Performers at the concert included KindredSPIRITS founder Cantor Ilan Davidson of Temple Beth El in San Pedro; Cantor Ilysia Pierce of Temple of the Arts in Beverly Hills; and the L. A. Jewish Symphony, with founder and conductor Noreen Green. Singer-songwriter Bea Miller from the TV music competition “The X-Factor,” the Agape International Choir and singer Freda Payne were also part of the annual gala.

Performers included Cantor Ilan Davidson, the founder, president and artistic director of KindredSPIRITS, and “The X-Factor” singer Bea Miller. Photo courtesy of KindredSPIRITS

Michael Beckwith and his wife, Rickie Byars Beckwith, were honored with the KindredSPIRITS Humanitarian Award. Michael Beckwith is the founder and spiritual director of the Agape International Spiritual Center in Culver City, and Rickie Byars Beckwith is a recording artist of religious music.

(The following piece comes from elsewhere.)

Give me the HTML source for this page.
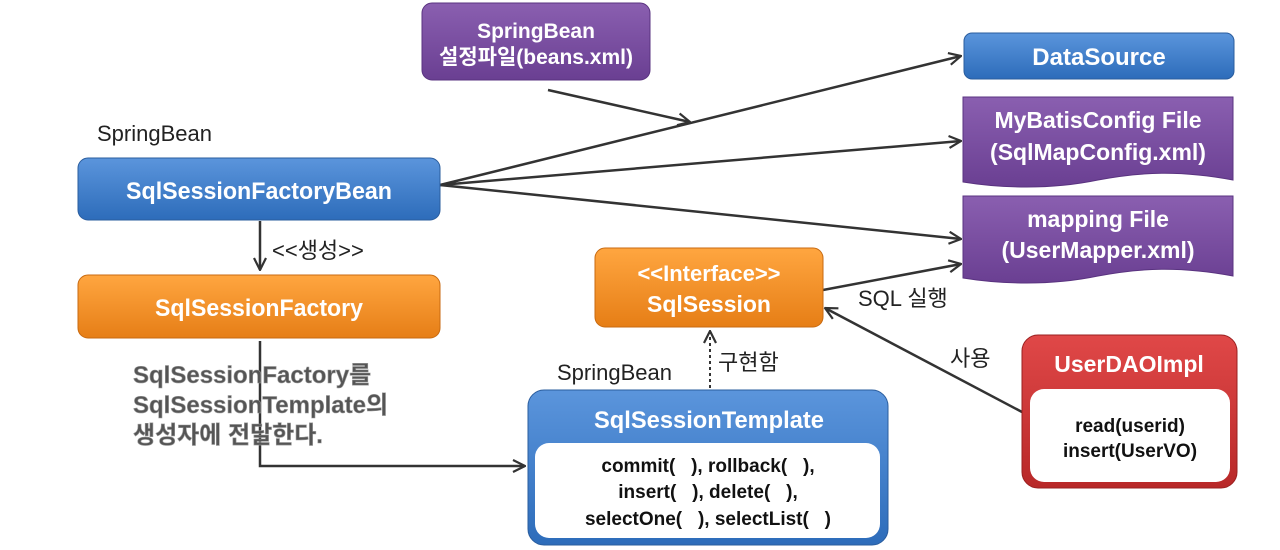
<!DOCTYPE html>
<html><head><meta charset="utf-8"><style>
html,body{margin:0;padding:0;background:#fff;width:1280px;height:550px;overflow:hidden}
text{font-family:"Liberation Sans","Noto Sans CJK KR","NanumGothic",sans-serif}
.w{fill:#fff;font-weight:bold}
.k{fill:#222}
</style></head><body>
<svg width="1280" height="550" viewBox="0 0 1280 550" xmlns="http://www.w3.org/2000/svg">
<defs>
<linearGradient id="bl" x1="0" y1="0" x2="0" y2="1"><stop offset="0" stop-color="#5b95dc"/><stop offset="1" stop-color="#2d6cba"/></linearGradient>
<linearGradient id="or" x1="0" y1="0" x2="0" y2="1"><stop offset="0" stop-color="#ffa640"/><stop offset="1" stop-color="#e67e16"/></linearGradient>
<linearGradient id="pu" x1="0" y1="0" x2="0" y2="1"><stop offset="0" stop-color="#8a5fb0"/><stop offset="1" stop-color="#6a3f92"/></linearGradient>
<linearGradient id="rd" x1="0" y1="0" x2="0" y2="1"><stop offset="0" stop-color="#e04848"/><stop offset="1" stop-color="#b82828"/></linearGradient>
<marker id="ar" viewBox="0 0 14 14" refX="13" refY="7" markerWidth="14" markerHeight="14" markerUnits="userSpaceOnUse" orient="auto"><path d="M1,1 L13,7 L1,13" fill="none" stroke="#333" stroke-width="2.2"/></marker>
</defs>

<g stroke="#333" stroke-width="2.5" fill="none">
<line x1="440" y1="185" x2="961" y2="56" marker-end="url(#ar)"/>
<line x1="440" y1="185" x2="961" y2="141" marker-end="url(#ar)"/>
<line x1="440" y1="185" x2="961" y2="239" marker-end="url(#ar)"/>
<line x1="548" y1="90" x2="690" y2="122" marker-end="url(#ar)"/>
<line x1="260" y1="221" x2="260" y2="270" marker-end="url(#ar)"/>
<polyline points="260,341 260,466 525,466" marker-end="url(#ar)"/>
<line x1="823" y1="290" x2="961" y2="264" marker-end="url(#ar)"/>
<line x1="1022" y1="412" x2="825" y2="308" marker-end="url(#ar)"/>
<line x1="710" y1="388" x2="710" y2="331" stroke-dasharray="3,3" stroke-width="2" marker-end="url(#ar)"/>
</g>

<rect x="422" y="3" width="228" height="77" rx="10" fill="url(#pu)" stroke="#5a3380"/>
<text class="w" x="536" y="38" font-size="21" text-anchor="middle">SpringBean</text>
<text class="w" x="536" y="64" font-size="21" text-anchor="middle">설정파일(beans.xml)</text>

<rect x="964" y="33" width="270" height="46" rx="8" fill="url(#bl)" stroke="#2a5d9e"/>
<text class="w" x="1099" y="65" font-size="24" text-anchor="middle">DataSource</text>

<path d="M963,97 L1233,97 L1233,180 C1180,170 1140,172 1098,180 C1050,190 1000,188 963,182 Z" fill="url(#pu)" stroke="#5a3380"/>
<text class="w" x="1098" y="128" font-size="23" text-anchor="middle">MyBatisConfig File</text>
<text class="w" x="1098" y="160" font-size="23" text-anchor="middle">(SqlMapConfig.xml)</text>

<path d="M963,196 L1233,196 L1233,276 C1180,266 1140,268 1098,276 C1050,286 1000,284 963,278 Z" fill="url(#pu)" stroke="#5a3380"/>
<text class="w" x="1098" y="227" font-size="23" text-anchor="middle">mapping File</text>
<text class="w" x="1098" y="258" font-size="23" text-anchor="middle">(UserMapper.xml)</text>

<text class="k" x="97" y="141" font-size="22">SpringBean</text>
<rect x="78" y="158" width="362" height="62" rx="10" fill="url(#bl)" stroke="#2a5d9e"/>
<text class="w" x="259" y="199" font-size="24" text-anchor="middle" textLength="266" lengthAdjust="spacingAndGlyphs">SqlSessionFactoryBean</text>
<text class="k" x="272" y="258" font-size="22">&lt;&lt;생성&gt;&gt;</text>

<rect x="78" y="275" width="362" height="63" rx="10" fill="url(#or)" stroke="#c86a10"/>
<text class="w" x="259" y="316" font-size="24" text-anchor="middle" textLength="208" lengthAdjust="spacingAndGlyphs">SqlSessionFactory</text>

<g font-size="24" fill="#555" stroke="#999" stroke-width="0.6" font-weight="bold">
<text x="133" y="383">SqlSessionFactory를</text>
<text x="133" y="413">SqlSessionTemplate의</text>
<text x="133" y="443">생성자에 전달한다.</text>
</g>

<rect x="595" y="248" width="228" height="79" rx="10" fill="url(#or)" stroke="#c86a10"/>
<text class="w" x="709" y="281" font-size="22" text-anchor="middle">&lt;&lt;Interface&gt;&gt;</text>
<text class="w" x="709" y="312" font-size="23" text-anchor="middle">SqlSession</text>
<text class="k" x="858" y="306" font-size="22">SQL 실행</text>
<text class="k" x="950" y="366" font-size="22">사용</text>
<text class="k" x="718" y="370" font-size="22">구현함</text>
<text class="k" x="557" y="380" font-size="22">SpringBean</text>

<rect x="528" y="390" width="360" height="155" rx="16" fill="url(#bl)" stroke="#2a5d9e"/>
<text class="w" x="709" y="428" font-size="24" text-anchor="middle" textLength="230" lengthAdjust="spacingAndGlyphs">SqlSessionTemplate</text>
<rect x="535" y="443" width="345" height="95" rx="14" fill="#fff"/>
<g font-size="19" fill="#111" font-weight="bold" text-anchor="middle">
<text x="708" y="472">commit(&#160;&#160;&#160;), rollback(&#160;&#160;&#160;),</text>
<text x="708" y="498">insert(&#160;&#160;&#160;), delete(&#160;&#160;&#160;),</text>
<text x="708" y="525">selectOne(&#160;&#160;&#160;), selectList(&#160;&#160;&#160;)</text>
</g>

<rect x="1022" y="335" width="215" height="153" rx="16" fill="url(#rd)" stroke="#9a2020"/>
<text class="w" x="1129" y="372" font-size="23" text-anchor="middle">UserDAOImpl</text>
<rect x="1030" y="389" width="200" height="93" rx="14" fill="#fff"/>
<g font-size="19" fill="#111" font-weight="bold" text-anchor="middle">
<text x="1130" y="432">read(userid)</text>
<text x="1130" y="457">insert(UserVO)</text>
</g>
</svg>
</body></html>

Additional supporters of the June event included Congresswoman Janice Hahn; L.A. County Supervisor Don Knabe; L.A. City Councilman Joe Buscaino, and restaurateur and interior designer Barbara Lazaroff.


Misfits of Jewish Outreach (MOJO) held its first event in grand fashion — on a quadruple-decker yacht, “Noah’s Ark,” that left dock from Marina del Rey.

The June 15 evening masquerade party drew 250 Jewish young adults and featured everything from casino games to an exhibit with live animals. There were open bars, live music and a rooftop cabana, too.

MOJO’s mission is to create programs that “unravel the purpose and meaning of life” and highlight “the responsibility of the Jewish people” to the rest of the world to be a “light unto the nations,” explained Joubin Hanaie, one of the organization’s founder.

Guests at Misfits of Jewish Outreach’s “Noah’s Ark” event try their hand at blackjack. Photo by Jared Sichel

Hana titled the event after the biblical story of Noah because he wants his organization to help young Jews be leaders to their generation. The Biblical figure Noah, after the flood, was the leader of a new generation of humanity.

Friends and strangers dressed for a night on the town as they socialized and mingled, many with a drink in hand. Lauren Schwartz, 23, said one reason she came was to find a potential date.

One floor below, Rami Kayvar, Jonathan Jay and Aaron Kahen were enjoying their beverages and having a few laughs. Kayvar, who said he had not been to any Jewish events for a while, came in order to be “reintroduced into the Jewish scene.”

Hana added: “There are not many Jewish events that are unique, and I think this one really captured that.”